Gianrico Carofiglio: Rancore

Una bella storia, tante spiegazioni legali

Penelope Spada, già alla sua seconda apparizione, diventa un personaggio femminile potente e fragile. 
Bella la storia di un uomo maturo, un potentissimo barone universitario, chirurgo di fama, morto improvvisamente di infarto, con una figlia che non crede al caso, soprattutto se il padre ha sposato una ragazza di più di trenta anni più giovane e bellissima, casualmente fuori città al momento della morte del marito. 
E sarà proprio lei, Penelope, uscita in maniera drammatica dalla magistratura, a dover indagare sulla verità di quella morte, del personaggio della moglie giovane, dell'amico medico, rimasto nelle fila modeste dei medici di famiglia mentre lui, il morto, ha scalato tutte le classifiche del suo mestiere ed è diventato perfino un influente membro della massoneria. 
I misteri si infittiscono mentre Penelope, con la sua affezionata cagna di grossa taglia, Olivia, si trascina da un incontro all'altro per tessere la tela del mistero che, solo in fondo, troverà una sua composizione. 
Dunque un altro bel libro, un racconto affascinante, non privo di risvolti psicologici come sa fare uno scrittore di spessore quale è sicuramente Carofiglio. 
Ma, per chi, come il sottoscritto, ha letto tutto ciò che Carofiglio ha scritto, restando sempre molto soddisfatto, questa volta, a fronte di un racconto sicuramente interessante e a personaggi affascinanti anche nei loro difetti, ho avvertito un piccolo neo nella fattura del romanzo che, ripeto, è più che meritevole di lettura e di ammaestramenti anche giuridici e legali. 
Ecco, forse è qui, in un eccesso di spiegazioni, vorrei dire di didattica legale anche circa i comportamenti più consoni da tenere sia da parte dei magistrati che dei poliziotti, che ho avvertito una specie di sovrabbondanza, come un riempitivo non necessario in una storia, ripeto, assolutamente interessante, in un racconto peraltro come sempre ben congegnato e non privo di colpi di scena e di ritmo narrativo. 

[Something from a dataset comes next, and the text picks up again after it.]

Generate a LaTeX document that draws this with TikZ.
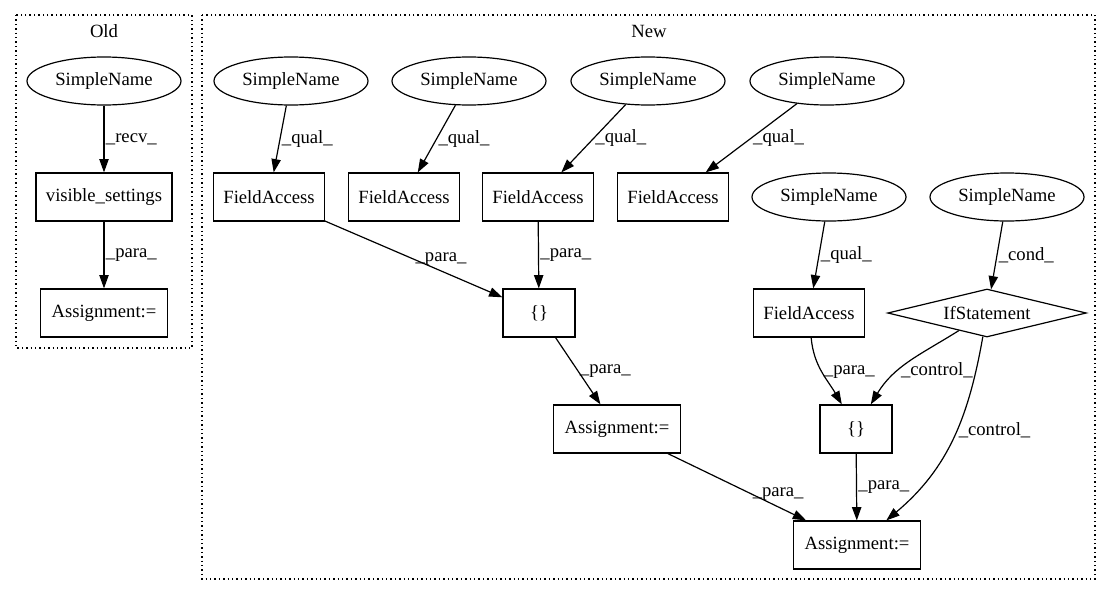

Si tratta, come si capisce, di un'osservazione e una sensazione del tutto personale, forse dettata anche da un'aspettativa, non tradita, di leggere con Carofiglio un romanzo di valore a fronte di tanta produzione, soprattutto nel genere "giallo" non sempre di speciale fattura. 
Particolarmente godibili i capitoli finali del romanzo, quando inizia la rincorsa a una verità che, come in ogni giallo di valore, si manifesterà solo nel finale in maniera del tutto inaspettata. 
Altrettanto godibili le riflessioni della protagonista, Penelope, (che è davvero uno dei personaggi femminili più riusciti tra quelli che conosco!) nel bel mezzo di una salutare passeggiata nel verde del parco del Ticino insieme a Olivia, ci spiega la differenza tra gli esseri umani e i cani nella percezione delle cose del mondo: «La gioia che noi nel contemplare un paesaggio meraviglioso, un tramonto, un'opera d'arte... i cani la provano attraverso il canale dell'olfatto... Per questo non bisognerebbe tirar via un cane quando per strada si ferma ad annusare qualcosa. È una violenza, come bendare una persona e impedirle di guardare il mondo che ha attorno». 
Per chi, come il sottoscritto, possiede e ama un cane di grossa taglia, una frase come questa merita la lettura di tutto il libro. Che, ripeto, al netto di qualche osservazione che vorrei confrontare con altri lettori, merita davvero il breve tempo con cui si fa leggere.